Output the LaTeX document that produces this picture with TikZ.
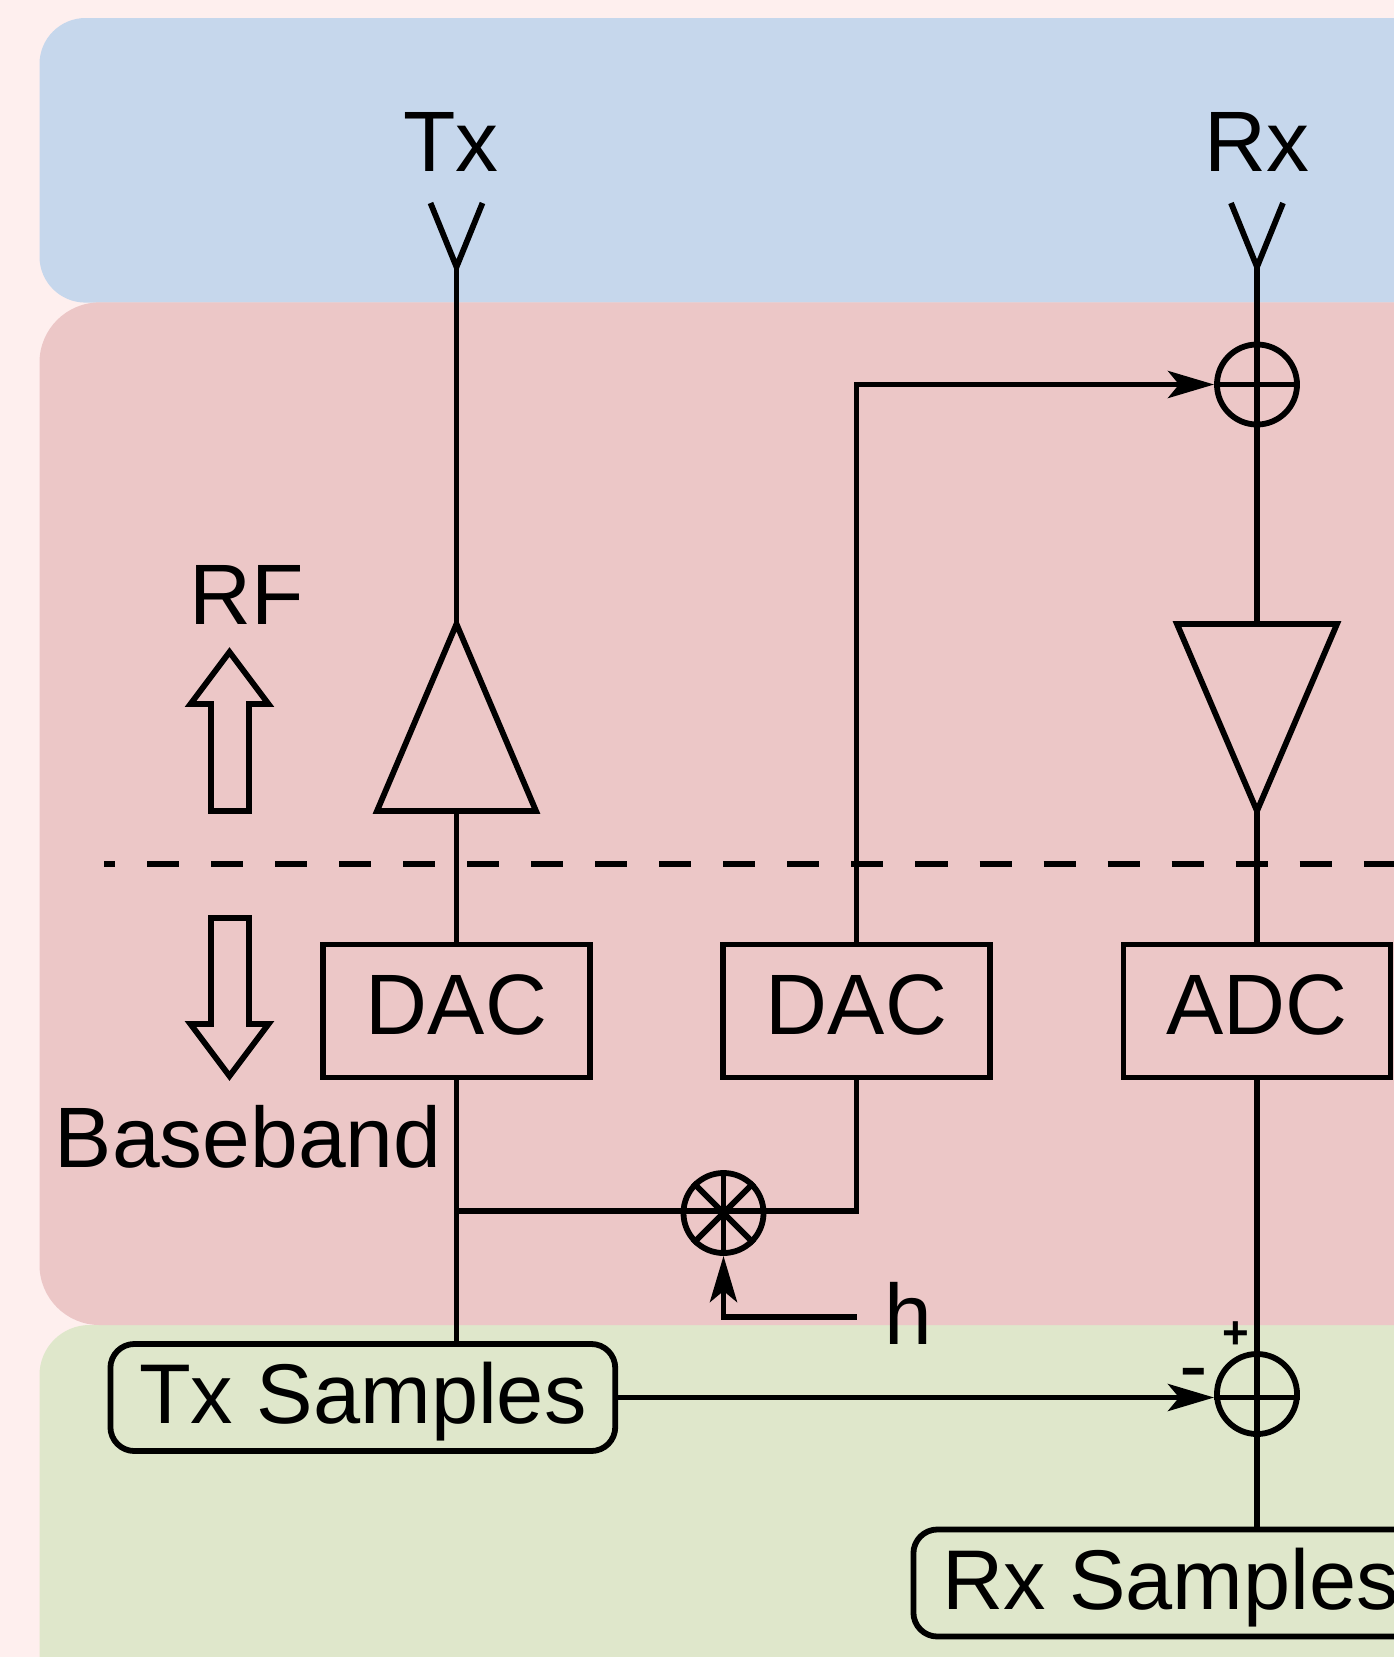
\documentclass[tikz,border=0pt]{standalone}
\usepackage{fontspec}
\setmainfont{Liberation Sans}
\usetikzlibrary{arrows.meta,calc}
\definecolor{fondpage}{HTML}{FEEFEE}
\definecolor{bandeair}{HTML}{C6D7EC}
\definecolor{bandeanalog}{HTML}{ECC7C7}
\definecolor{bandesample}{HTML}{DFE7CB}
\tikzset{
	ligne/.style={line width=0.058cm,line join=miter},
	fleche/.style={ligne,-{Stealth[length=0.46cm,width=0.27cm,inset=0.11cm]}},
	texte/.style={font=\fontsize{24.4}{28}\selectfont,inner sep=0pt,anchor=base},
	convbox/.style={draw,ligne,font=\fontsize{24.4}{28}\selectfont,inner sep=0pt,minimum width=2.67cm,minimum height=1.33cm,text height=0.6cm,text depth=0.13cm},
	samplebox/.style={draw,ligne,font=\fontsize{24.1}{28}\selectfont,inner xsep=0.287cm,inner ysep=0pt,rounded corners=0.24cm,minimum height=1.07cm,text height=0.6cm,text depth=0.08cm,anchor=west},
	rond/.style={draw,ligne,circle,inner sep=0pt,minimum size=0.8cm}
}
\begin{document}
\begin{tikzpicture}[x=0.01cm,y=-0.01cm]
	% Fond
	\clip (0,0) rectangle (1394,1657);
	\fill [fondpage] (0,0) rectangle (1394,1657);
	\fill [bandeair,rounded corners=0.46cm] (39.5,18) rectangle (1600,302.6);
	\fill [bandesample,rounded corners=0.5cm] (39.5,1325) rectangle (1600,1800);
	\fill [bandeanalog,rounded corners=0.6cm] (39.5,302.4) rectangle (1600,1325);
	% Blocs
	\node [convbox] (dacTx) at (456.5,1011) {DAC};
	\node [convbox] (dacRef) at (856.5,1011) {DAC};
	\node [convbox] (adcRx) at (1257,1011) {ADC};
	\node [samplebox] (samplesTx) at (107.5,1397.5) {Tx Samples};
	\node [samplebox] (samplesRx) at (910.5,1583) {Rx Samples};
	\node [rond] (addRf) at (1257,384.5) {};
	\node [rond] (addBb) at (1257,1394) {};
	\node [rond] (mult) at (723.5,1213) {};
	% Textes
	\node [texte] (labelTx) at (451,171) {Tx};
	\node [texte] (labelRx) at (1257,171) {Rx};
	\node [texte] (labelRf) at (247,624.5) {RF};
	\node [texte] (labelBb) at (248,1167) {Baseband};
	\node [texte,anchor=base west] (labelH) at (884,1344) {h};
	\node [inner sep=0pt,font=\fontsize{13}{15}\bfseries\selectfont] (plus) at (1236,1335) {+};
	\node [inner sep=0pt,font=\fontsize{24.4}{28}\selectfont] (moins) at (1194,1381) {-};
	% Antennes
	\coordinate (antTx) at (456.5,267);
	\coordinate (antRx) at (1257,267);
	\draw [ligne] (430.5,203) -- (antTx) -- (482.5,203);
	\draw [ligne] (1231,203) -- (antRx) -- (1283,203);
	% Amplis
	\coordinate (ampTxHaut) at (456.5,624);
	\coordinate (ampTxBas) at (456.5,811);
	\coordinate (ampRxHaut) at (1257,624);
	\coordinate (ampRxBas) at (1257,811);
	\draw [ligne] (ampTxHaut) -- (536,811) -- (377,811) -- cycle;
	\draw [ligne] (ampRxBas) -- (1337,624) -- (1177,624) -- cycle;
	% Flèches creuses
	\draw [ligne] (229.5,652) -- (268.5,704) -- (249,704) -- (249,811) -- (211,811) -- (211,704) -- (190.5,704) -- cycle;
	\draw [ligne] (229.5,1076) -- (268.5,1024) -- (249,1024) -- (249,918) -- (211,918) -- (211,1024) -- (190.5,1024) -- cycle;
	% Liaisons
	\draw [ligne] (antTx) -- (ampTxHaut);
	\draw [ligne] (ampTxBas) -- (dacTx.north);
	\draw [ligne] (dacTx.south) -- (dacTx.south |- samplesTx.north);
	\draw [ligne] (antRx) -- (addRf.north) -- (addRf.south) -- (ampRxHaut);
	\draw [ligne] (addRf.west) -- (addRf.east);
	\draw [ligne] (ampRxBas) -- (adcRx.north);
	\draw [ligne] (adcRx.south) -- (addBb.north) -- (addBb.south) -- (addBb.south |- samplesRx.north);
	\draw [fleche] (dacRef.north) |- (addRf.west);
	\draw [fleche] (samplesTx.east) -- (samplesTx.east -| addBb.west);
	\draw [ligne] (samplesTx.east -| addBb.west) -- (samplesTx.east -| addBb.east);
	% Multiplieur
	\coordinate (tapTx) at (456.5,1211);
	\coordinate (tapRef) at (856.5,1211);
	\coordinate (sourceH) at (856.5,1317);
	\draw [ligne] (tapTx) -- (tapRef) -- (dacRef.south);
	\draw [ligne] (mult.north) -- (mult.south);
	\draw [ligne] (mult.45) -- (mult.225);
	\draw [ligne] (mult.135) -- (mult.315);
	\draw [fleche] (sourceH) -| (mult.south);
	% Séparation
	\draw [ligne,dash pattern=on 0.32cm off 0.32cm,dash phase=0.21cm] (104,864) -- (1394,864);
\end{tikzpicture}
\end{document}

*WHAT TO PRODUCE*. All of the lines above should be printed exactly, minus the pictures.

*OUTPUT FOR THIS TASK*.
Output the LaTeX document that produces this picture with TikZ.
\documentclass[tikz,border=0pt]{standalone}
\usepackage{fontspec}
\setmainfont{Liberation Sans}
\usetikzlibrary{arrows.meta,calc}
\definecolor{fondpage}{HTML}{FEEFEE}
\definecolor{bandeair}{HTML}{C6D7EC}
\definecolor{bandeanalog}{HTML}{ECC7C7}
\definecolor{bandesample}{HTML}{DFE7CB}
\tikzset{
	ligne/.style={line width=0.058cm,line join=miter},
	fleche/.style={ligne,-{Stealth[length=0.46cm,width=0.27cm,inset=0.11cm]}},
	texte/.style={font=\fontsize{24.4}{28}\selectfont,inner sep=0pt,anchor=base},
	convbox/.style={draw,ligne,font=\fontsize{24.4}{28}\selectfont,inner sep=0pt,minimum width=2.67cm,minimum height=1.33cm,text height=0.6cm,text depth=0.13cm},
	samplebox/.style={draw,ligne,font=\fontsize{24.1}{28}\selectfont,inner xsep=0.287cm,inner ysep=0pt,rounded corners=0.24cm,minimum height=1.07cm,text height=0.6cm,text depth=0.08cm,anchor=west},
	rond/.style={draw,ligne,circle,inner sep=0pt,minimum size=0.8cm}
}
\begin{document}
\begin{tikzpicture}[x=0.01cm,y=-0.01cm]
	% Fond
	\clip (0,0) rectangle (1394,1657);
	\fill [fondpage] (0,0) rectangle (1394,1657);
	\fill [bandeair,rounded corners=0.46cm] (39.5,18) rectangle (1600,302.6);
	\fill [bandesample,rounded corners=0.5cm] (39.5,1325) rectangle (1600,1800);
	\fill [bandeanalog,rounded corners=0.6cm] (39.5,302.4) rectangle (1600,1325);
	% Blocs
	\node [convbox] (dacTx) at (456.5,1011) {DAC};
	\node [convbox] (dacRef) at (856.5,1011) {DAC};
	\node [convbox] (adcRx) at (1257,1011) {ADC};
	\node [samplebox] (samplesTx) at (107.5,1397.5) {Tx Samples};
	\node [samplebox] (samplesRx) at (910.5,1583) {Rx Samples};
	\node [rond] (addRf) at (1257,384.5) {};
	\node [rond] (addBb) at (1257,1394) {};
	\node [rond] (mult) at (723.5,1213) {};
	% Textes
	\node [texte] (labelTx) at (451,171) {Tx};
	\node [texte] (labelRx) at (1257,171) {Rx};
	\node [texte] (labelRf) at (247,624.5) {RF};
	\node [texte] (labelBb) at (248,1167) {Baseband};
	\node [texte,anchor=base west] (labelH) at (884,1344) {h};
	\node [inner sep=0pt,font=\fontsize{13}{15}\bfseries\selectfont] (plus) at (1236,1335) {+};
	\node [inner sep=0pt,font=\fontsize{24.4}{28}\selectfont] (moins) at (1194,1381) {-};
	% Antennes
	\coordinate (antTx) at (456.5,267);
	\coordinate (antRx) at (1257,267);
	\draw [ligne] (430.5,203) -- (antTx) -- (482.5,203);
	\draw [ligne] (1231,203) -- (antRx) -- (1283,203);
	% Amplis
	\coordinate (ampTxHaut) at (456.5,624);
	\coordinate (ampTxBas) at (456.5,811);
	\coordinate (ampRxHaut) at (1257,624);
	\coordinate (ampRxBas) at (1257,811);
	\draw [ligne] (ampTxHaut) -- (536,811) -- (377,811) -- cycle;
	\draw [ligne] (ampRxBas) -- (1337,624) -- (1177,624) -- cycle;
	% Flèches creuses
	\draw [ligne] (229.5,652) -- (268.5,704) -- (249,704) -- (249,811) -- (211,811) -- (211,704) -- (190.5,704) -- cycle;
	\draw [ligne] (229.5,1076) -- (268.5,1024) -- (249,1024) -- (249,918) -- (211,918) -- (211,1024) -- (190.5,1024) -- cycle;
	% Liaisons
	\draw [ligne] (antTx) -- (ampTxHaut);
	\draw [ligne] (ampTxBas) -- (dacTx.north);
	\draw [ligne] (dacTx.south) -- (dacTx.south |- samplesTx.north);
	\draw [ligne] (antRx) -- (addRf.north) -- (addRf.south) -- (ampRxHaut);
	\draw [ligne] (addRf.west) -- (addRf.east);
	\draw [ligne] (ampRxBas) -- (adcRx.north);
	\draw [ligne] (adcRx.south) -- (addBb.north) -- (addBb.south) -- (addBb.south |- samplesRx.north);
	\draw [fleche] (dacRef.north) |- (addRf.west);
	\draw [fleche] (samplesTx.east) -- (samplesTx.east -| addBb.west);
	\draw [ligne] (samplesTx.east -| addBb.west) -- (samplesTx.east -| addBb.east);
	% Multiplieur
	\coordinate (tapTx) at (456.5,1211);
	\coordinate (tapRef) at (856.5,1211);
	\coordinate (sourceH) at (856.5,1317);
	\draw [ligne] (tapTx) -- (tapRef) -- (dacRef.south);
	\draw [ligne] (mult.north) -- (mult.south);
	\draw [ligne] (mult.45) -- (mult.225);
	\draw [ligne] (mult.135) -- (mult.315);
	\draw [fleche] (sourceH) -| (mult.south);
	% Séparation
	\draw [ligne,dash pattern=on 0.32cm off 0.32cm,dash phase=0.21cm] (104,864) -- (1394,864);
\end{tikzpicture}
\end{document}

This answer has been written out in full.